Tuesday, September 08, 2009

Breaching the Fiefdom

Like a weathered but still proud gargoyle hunched above the Fourth Estate, the broadcasting vet can't help but wonder what's crumbling underneath. Okay it's not that Gothic, but the rate of decay is all the talk in the TV News kingdom, from the Earls of Anchordom to the serfs with tripods in their oxcarts. From my particular perch, I see nothing but upheaval on the horizon, a relentless schism that will leave the media landscape unrecognizable to all but who enter it anew. Then again, I'm not the only stone monkey dragon thingie peering into the distance. Many a village elder and more than a few damsels in tight dresses have clamored for a better view. What they've spotted has caused many of them to breach the fiefdom, to run screaming for higher ground, wherever their checkbooks or cheekbones would take them. Me, I'm part of the architecture - but even a sculpted dolt like me has to ask himself...

"Why am I still hanging around?"

That query is answered of course every time I pull into Castle Pittman. Let's face it: no one's going to pay me to sit around and pen venomous epistles for the internet. Not yet anyway. There's plenty of TV in my future and not just the 42 inch Sony I sit with my back to most every night. No, I make my living off the evening news and while it ain't the deep kick it was back in '91, I still dig it more days than not. Truthfully, it's all I know. Running around mass communicatin' is something I've done for most of my adult life. Thus, I see the world through a prism of lenses, one eye buried in the 'finder while the other scans the room for the very next view. It ain't a habit that lines your pockets with silver. Dead 9-volts, maybe, but not silver. That kind of currency's reserved for folks with far duller gigs that mine. I get paid in access, perspective and two week increments. It'll never land me a shopping spree in Belize but I knew that the moment I first dedicated myself to the pursuit of news. I just never realized how quickly the world would change.

But it has.

Audience, technology, resources and rewards are at levels unthinkable just a few years back. Even us squatting quadrupeds have had to sit up and take notice - a tough enough nut when you're forever burdened with deadlines and live shots. From here, it's easy to bury your head in the morass of the next newscast, provided those newscasts keep on coming. I'm not so convinced they will, which is a helluva thing to mutter out loud, for when I first hoisted a fancycam it was generally agreed the evening news would last forever. Well, score one for the odd oracle out there who predicted a renaissance. Most of us weren't listening, cleaving instead to our individual disciplines as the calendar pages fanned before us. Me, I got lost in the pixels and fell in love with a form of communication that never had much respect for itself. That's cool; I didn't have much else planned anyway. But as the rub of unending updates has worn away my reserves and I find myself wondering if I should have a crack at my shackles and at least attempt to fly away. Sure beats choking on the coming rubble...
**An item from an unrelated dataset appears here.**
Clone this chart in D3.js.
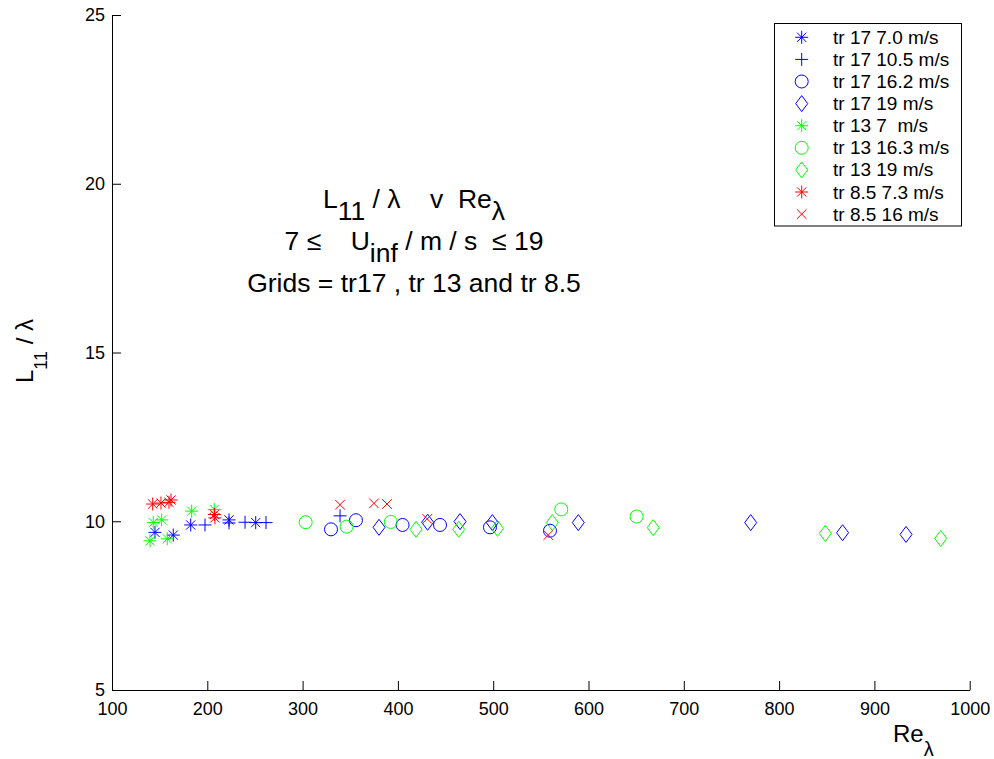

Now help me up, would ya? My haunches are killing me.

3 comments:

Anonymous said...

You are where I was at in 2001...made the shift in 2002. Some regrets...but also a realization that I was human and could not go on forever.
Start making plans...look at options...decide if your soul can hack yet another leap into an unknown time and place...

Anonymous said...

"some regrets" is a misnomer Cyndy...

turdpolisher said...

your kids steal your Stevie Ray again? sounds like you been listening to Meat Kittens or Rot on the iPod.